**Objective**. Copy exactly, and only, the lines below from the first through the one containing "const BYA_LABELS = ['(4.6", both included; pictures are omitted.

**Raw data**.
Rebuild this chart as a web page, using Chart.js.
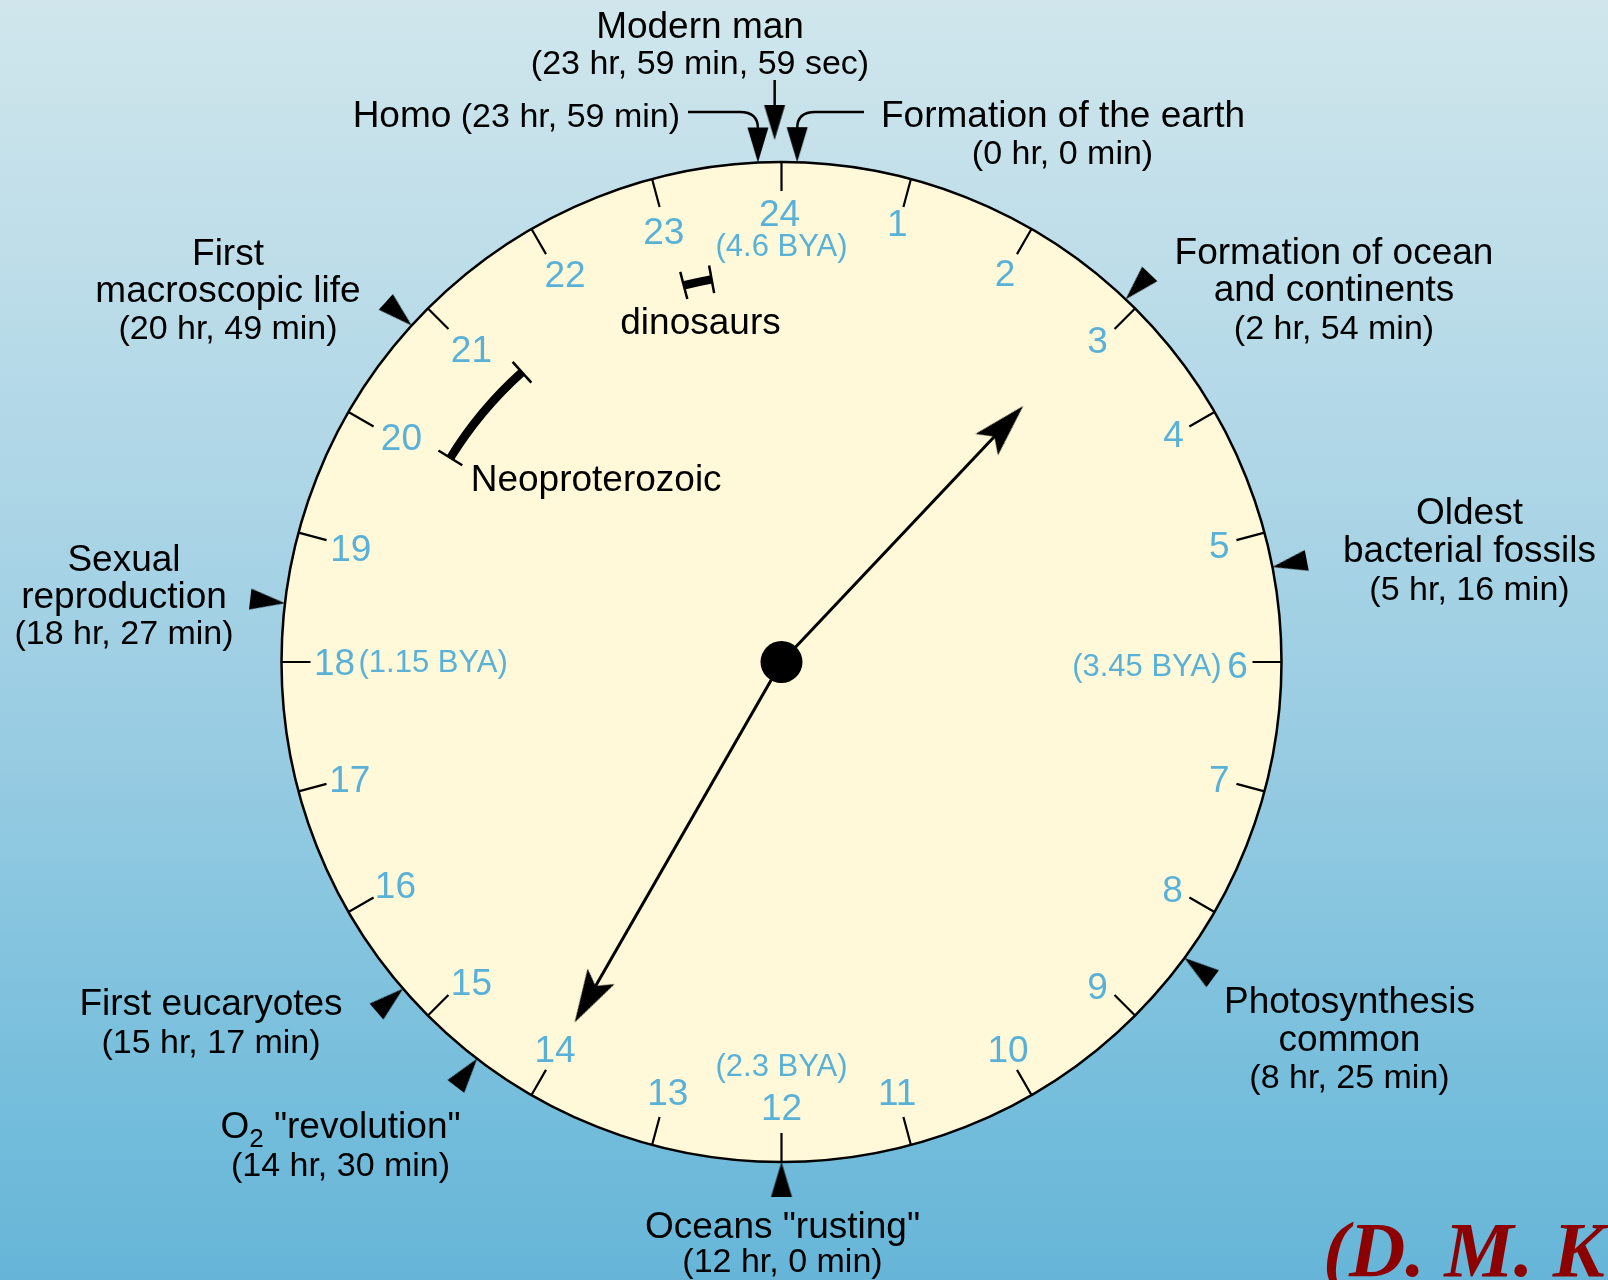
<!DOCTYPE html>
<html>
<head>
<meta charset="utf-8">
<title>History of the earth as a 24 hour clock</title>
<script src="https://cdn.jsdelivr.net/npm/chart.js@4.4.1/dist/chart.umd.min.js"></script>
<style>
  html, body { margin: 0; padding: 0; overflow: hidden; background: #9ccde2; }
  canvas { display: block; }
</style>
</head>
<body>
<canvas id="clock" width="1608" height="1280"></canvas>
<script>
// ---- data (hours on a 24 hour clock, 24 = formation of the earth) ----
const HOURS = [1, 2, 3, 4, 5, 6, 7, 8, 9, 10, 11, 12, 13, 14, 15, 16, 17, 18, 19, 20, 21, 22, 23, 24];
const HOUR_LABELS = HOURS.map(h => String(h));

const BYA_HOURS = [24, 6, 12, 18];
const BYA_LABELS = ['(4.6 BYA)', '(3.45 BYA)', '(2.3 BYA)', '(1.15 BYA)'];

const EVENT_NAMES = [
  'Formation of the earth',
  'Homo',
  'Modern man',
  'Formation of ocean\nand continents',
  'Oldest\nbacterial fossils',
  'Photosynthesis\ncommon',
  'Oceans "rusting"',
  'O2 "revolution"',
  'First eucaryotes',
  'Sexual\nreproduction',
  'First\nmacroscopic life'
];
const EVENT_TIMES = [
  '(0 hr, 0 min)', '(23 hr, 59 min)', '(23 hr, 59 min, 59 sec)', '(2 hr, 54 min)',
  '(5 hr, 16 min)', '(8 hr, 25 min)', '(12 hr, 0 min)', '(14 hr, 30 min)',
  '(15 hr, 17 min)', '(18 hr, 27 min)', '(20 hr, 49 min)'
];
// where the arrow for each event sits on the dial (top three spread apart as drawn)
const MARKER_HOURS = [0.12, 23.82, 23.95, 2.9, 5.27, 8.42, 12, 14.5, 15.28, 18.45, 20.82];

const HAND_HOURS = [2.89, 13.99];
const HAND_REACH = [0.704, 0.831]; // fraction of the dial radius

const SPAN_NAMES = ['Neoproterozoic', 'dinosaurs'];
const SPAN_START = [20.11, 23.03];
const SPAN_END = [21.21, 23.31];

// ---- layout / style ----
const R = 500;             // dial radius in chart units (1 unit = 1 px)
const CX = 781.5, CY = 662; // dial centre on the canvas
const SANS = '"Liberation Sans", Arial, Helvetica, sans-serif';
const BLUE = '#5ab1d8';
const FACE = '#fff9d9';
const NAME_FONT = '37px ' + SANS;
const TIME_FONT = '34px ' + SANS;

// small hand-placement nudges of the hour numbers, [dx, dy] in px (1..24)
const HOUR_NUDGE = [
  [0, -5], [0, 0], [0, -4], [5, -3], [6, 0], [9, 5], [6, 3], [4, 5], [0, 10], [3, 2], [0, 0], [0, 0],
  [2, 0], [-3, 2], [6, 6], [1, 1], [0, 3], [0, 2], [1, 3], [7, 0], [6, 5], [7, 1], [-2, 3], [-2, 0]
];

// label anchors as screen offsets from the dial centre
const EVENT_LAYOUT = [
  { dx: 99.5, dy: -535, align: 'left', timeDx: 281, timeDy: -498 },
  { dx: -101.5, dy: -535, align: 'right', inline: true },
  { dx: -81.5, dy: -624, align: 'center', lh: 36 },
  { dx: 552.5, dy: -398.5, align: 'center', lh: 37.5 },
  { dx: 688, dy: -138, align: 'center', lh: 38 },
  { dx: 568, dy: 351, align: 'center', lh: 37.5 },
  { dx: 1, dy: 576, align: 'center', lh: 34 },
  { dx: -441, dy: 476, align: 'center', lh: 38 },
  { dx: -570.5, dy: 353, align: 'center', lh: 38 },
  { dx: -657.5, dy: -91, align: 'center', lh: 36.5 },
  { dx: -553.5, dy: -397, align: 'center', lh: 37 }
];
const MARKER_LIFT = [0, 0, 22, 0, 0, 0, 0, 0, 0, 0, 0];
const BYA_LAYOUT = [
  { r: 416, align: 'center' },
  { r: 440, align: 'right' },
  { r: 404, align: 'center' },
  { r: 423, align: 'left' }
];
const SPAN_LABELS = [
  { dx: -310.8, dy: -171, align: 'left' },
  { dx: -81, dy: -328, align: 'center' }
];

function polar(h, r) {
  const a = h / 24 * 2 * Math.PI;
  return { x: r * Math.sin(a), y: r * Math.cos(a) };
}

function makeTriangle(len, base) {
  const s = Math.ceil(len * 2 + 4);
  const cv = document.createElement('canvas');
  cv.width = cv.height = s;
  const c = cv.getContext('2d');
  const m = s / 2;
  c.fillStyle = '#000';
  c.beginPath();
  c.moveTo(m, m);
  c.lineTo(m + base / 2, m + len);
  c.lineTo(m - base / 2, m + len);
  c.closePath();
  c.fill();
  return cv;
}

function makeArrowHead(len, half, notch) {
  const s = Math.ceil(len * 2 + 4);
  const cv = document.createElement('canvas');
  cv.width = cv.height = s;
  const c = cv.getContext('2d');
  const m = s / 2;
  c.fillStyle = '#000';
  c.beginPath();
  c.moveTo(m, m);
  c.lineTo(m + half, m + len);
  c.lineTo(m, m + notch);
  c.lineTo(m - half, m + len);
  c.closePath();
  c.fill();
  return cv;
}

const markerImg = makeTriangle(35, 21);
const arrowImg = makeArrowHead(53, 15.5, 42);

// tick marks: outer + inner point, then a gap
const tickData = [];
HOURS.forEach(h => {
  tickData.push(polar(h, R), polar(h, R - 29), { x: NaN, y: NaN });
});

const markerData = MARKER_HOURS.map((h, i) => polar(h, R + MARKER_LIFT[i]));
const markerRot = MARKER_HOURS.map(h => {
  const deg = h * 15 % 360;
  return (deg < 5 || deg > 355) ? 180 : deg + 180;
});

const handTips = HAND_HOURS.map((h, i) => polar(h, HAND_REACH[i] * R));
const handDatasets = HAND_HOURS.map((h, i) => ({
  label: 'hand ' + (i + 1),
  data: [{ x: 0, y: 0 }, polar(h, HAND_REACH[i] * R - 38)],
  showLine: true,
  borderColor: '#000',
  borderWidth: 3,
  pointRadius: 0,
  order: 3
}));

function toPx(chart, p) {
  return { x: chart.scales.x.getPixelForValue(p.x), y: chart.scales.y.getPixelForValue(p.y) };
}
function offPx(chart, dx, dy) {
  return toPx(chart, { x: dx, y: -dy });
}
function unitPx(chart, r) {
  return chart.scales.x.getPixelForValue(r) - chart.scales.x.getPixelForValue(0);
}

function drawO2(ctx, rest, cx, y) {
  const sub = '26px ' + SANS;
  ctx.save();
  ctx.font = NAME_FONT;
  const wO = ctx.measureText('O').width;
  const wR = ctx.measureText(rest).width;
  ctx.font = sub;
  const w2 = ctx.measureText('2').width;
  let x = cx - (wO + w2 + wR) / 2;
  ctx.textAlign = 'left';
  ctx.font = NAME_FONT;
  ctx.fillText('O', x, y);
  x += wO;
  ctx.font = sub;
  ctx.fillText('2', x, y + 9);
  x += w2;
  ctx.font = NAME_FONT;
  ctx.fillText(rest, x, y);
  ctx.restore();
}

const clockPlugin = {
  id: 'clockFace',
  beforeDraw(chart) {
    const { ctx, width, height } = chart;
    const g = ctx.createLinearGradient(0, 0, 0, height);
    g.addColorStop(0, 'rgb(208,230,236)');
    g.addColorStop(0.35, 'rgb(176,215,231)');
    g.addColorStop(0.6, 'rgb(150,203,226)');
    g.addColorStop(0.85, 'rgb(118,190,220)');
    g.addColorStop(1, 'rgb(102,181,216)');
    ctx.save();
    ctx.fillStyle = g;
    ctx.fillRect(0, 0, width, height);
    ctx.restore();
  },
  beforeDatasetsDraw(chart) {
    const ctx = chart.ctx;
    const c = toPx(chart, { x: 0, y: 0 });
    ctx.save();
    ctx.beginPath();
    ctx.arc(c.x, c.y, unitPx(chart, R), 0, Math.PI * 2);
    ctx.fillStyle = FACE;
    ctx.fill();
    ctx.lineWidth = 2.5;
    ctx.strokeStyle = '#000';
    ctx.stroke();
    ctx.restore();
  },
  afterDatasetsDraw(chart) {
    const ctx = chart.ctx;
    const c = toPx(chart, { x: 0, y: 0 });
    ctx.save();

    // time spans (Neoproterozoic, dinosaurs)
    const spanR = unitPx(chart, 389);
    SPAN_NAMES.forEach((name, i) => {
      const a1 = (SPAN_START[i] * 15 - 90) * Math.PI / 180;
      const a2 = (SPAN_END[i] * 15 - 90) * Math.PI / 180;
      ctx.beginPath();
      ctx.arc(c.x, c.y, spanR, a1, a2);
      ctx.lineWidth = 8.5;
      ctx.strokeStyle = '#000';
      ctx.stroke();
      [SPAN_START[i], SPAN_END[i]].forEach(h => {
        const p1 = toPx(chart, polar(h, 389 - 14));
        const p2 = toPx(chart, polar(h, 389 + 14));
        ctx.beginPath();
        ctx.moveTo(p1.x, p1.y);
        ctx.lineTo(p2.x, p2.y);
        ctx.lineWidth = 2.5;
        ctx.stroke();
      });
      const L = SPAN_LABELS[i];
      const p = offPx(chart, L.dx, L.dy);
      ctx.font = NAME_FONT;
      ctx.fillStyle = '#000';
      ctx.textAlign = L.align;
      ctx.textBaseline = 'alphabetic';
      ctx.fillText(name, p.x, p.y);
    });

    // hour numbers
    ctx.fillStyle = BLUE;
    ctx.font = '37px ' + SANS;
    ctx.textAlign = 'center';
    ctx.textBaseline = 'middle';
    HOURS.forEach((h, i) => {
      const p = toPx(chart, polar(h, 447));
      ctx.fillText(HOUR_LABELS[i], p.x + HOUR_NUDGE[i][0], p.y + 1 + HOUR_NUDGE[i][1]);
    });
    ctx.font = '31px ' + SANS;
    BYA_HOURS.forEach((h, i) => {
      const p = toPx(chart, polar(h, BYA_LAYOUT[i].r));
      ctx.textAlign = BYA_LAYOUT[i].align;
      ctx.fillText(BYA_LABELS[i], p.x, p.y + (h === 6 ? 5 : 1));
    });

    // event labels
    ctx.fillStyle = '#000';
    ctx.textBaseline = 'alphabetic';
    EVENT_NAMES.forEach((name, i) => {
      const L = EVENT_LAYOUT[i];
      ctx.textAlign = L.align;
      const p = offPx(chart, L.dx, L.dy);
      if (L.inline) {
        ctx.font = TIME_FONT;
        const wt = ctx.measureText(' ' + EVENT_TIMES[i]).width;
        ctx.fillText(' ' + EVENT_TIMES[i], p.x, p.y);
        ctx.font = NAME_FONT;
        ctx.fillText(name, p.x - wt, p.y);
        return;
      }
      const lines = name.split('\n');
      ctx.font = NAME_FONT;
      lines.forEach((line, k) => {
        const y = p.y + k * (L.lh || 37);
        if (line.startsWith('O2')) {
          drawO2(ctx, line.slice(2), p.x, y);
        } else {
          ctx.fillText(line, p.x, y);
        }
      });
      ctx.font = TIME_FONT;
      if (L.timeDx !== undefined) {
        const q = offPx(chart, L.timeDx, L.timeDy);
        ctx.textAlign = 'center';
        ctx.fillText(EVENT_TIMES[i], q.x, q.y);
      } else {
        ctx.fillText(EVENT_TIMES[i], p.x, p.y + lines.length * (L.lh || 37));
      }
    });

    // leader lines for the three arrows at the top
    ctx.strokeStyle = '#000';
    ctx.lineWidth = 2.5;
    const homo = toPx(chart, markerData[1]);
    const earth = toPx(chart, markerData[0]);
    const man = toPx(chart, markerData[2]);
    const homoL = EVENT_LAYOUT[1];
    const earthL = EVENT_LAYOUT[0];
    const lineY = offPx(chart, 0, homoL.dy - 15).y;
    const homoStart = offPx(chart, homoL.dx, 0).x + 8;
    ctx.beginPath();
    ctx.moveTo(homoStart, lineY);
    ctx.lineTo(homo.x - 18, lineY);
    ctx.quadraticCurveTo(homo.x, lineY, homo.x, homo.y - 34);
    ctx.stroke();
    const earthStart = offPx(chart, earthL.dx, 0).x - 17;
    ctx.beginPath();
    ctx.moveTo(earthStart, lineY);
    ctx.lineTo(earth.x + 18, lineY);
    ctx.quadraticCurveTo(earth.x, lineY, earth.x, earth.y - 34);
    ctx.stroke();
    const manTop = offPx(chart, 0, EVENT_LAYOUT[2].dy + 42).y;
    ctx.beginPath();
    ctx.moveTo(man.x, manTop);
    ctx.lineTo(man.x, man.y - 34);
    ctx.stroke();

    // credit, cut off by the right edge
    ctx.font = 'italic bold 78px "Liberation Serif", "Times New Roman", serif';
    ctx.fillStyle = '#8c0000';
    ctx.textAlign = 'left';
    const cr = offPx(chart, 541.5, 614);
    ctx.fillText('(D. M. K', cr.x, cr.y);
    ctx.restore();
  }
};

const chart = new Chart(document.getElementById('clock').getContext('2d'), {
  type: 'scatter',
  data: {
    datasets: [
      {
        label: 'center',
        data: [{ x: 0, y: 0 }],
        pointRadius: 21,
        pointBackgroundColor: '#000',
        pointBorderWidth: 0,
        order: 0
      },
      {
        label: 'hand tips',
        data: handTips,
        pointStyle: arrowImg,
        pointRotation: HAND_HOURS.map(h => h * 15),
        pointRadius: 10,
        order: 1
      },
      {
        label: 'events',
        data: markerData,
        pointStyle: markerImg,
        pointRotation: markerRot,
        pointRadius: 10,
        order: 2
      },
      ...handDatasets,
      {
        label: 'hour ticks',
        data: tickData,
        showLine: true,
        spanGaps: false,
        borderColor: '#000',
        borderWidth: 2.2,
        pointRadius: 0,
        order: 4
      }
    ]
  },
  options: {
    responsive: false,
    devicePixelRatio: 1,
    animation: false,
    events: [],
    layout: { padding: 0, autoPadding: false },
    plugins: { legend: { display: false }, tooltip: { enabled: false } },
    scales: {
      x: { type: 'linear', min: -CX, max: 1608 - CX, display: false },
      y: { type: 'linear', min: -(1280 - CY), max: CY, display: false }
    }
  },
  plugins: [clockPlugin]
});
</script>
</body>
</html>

**Response to the task**.
Rebuild this chart as a web page, using Chart.js.
<!DOCTYPE html>
<html>
<head>
<meta charset="utf-8">
<title>History of the earth as a 24 hour clock</title>
<script src="https://cdn.jsdelivr.net/npm/chart.js@4.4.1/dist/chart.umd.min.js"></script>
<style>
  html, body { margin: 0; padding: 0; overflow: hidden; background: #9ccde2; }
  canvas { display: block; }
</style>
</head>
<body>
<canvas id="clock" width="1608" height="1280"></canvas>
<script>
// ---- data (hours on a 24 hour clock, 24 = formation of the earth) ----
const HOURS = [1, 2, 3, 4, 5, 6, 7, 8, 9, 10, 11, 12, 13, 14, 15, 16, 17, 18, 19, 20, 21, 22, 23, 24];
const HOUR_LABELS = HOURS.map(h => String(h));

const BYA_HOURS = [24, 6, 12, 18];
const BYA_LABELS = ['(4.6 BYA)', '(3.45 BYA)', '(2.3 BYA)', '(1.15 BYA)'];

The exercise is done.